While the violent alteration of the woods is visually striking, it carries with it one practical implication for two trackers, hiking without a trail: with so many trees missing, the series of blue dots my companion had drawn onto tree trunks during previous tracking expeditions, the system of reference points we have followed all day, has completely disappeared.

We’re lost.

I feel out of place, wanting to help, but my untrained eyes struggle to distinguish between all the trees before us.

Greg moves forward, taking decisive steps towards a tree that emerges at forty-five degree angle from the ground, the trunk sagging under the weight of this winter’s snow. “You ever hear the song about Davy Crockett?” He calls over his shoulder. I shake my head, but he isn’t looking back, too focused on the snow balancing on the precarious trunk before him. “You’re never lost,” he continues while raising his right ski pole over his head, “just temporarily disoriented.” The metal slices straight to the bark, connecting with a resounding crack. The snow slides right off, exposing a fading blue dot. Only then does Greg turn back to me, a boyish grin on his face.
And into the woods once more we go.


In order to truly know the way, sometimes you have to create the path.

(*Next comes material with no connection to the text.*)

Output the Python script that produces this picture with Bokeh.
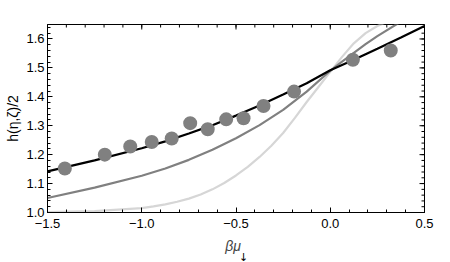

Hours later, trudging down a steep slope on tired legs, we encounter our boot tracks from this morning, a signal we’re reaching the end of today’s journey. Now on the final stretch, Greg’s pace shifts. His strides are less pointed, slower and halting, drawn out as if to savor each footfall. His face tilts up, his black hood slipping back to reveal a head of close-cropped, salt and pepper hair and curious, dark eyebrows. His features have calmed and his grey eyes have adopted a soft, almost tender gaze as he searches for the last remaining tracks before leave snowy paths behind for a Ford F-150 and a winding, two-lane highway back to Middlebury.

Suddenly, a peculiar set of tracks cut across the trail in front of us. With four distinct toes on paw, moving in bounding groups of three, it’s unlike anything I’ve ever seen. Greg takes a breath in, “The groups of three strides with gap in between, this is a fisher.”

Wordlessly, we agree to follow it, abandoning the transect and clambering up the steep hillside. The space between the groups of impressions grows the deeper we follow, “Something really got him moving here.” Greg comments. He pulls his head up and pans, “This area’s had a lot of activity.”
Tracks, distinct groups four with “x’s” in the paws, converge from a variety of angles. They were coyotes and they were a lot of them.

“Something must have drawn them in.” The longer we follow, the more tracks appear in the snow. I feel a building since of anticipation—we’re moving towards something big.

All the tracks collide, the concentration of footfalls churning the snow brown from the dirt underneath. At the center of all the commotion, perched on top of the dirty snow, lies a deer jaw-bone. Picked clean of flesh, a red tinge clings to the bone, emphasizing that at one point, it had belonged to a living, breathing organism.

We wait, the drama of the scene sinking in.

Greg catches my eye, “Another snowfall and this’ll just be another nothin’, another forgotten story.”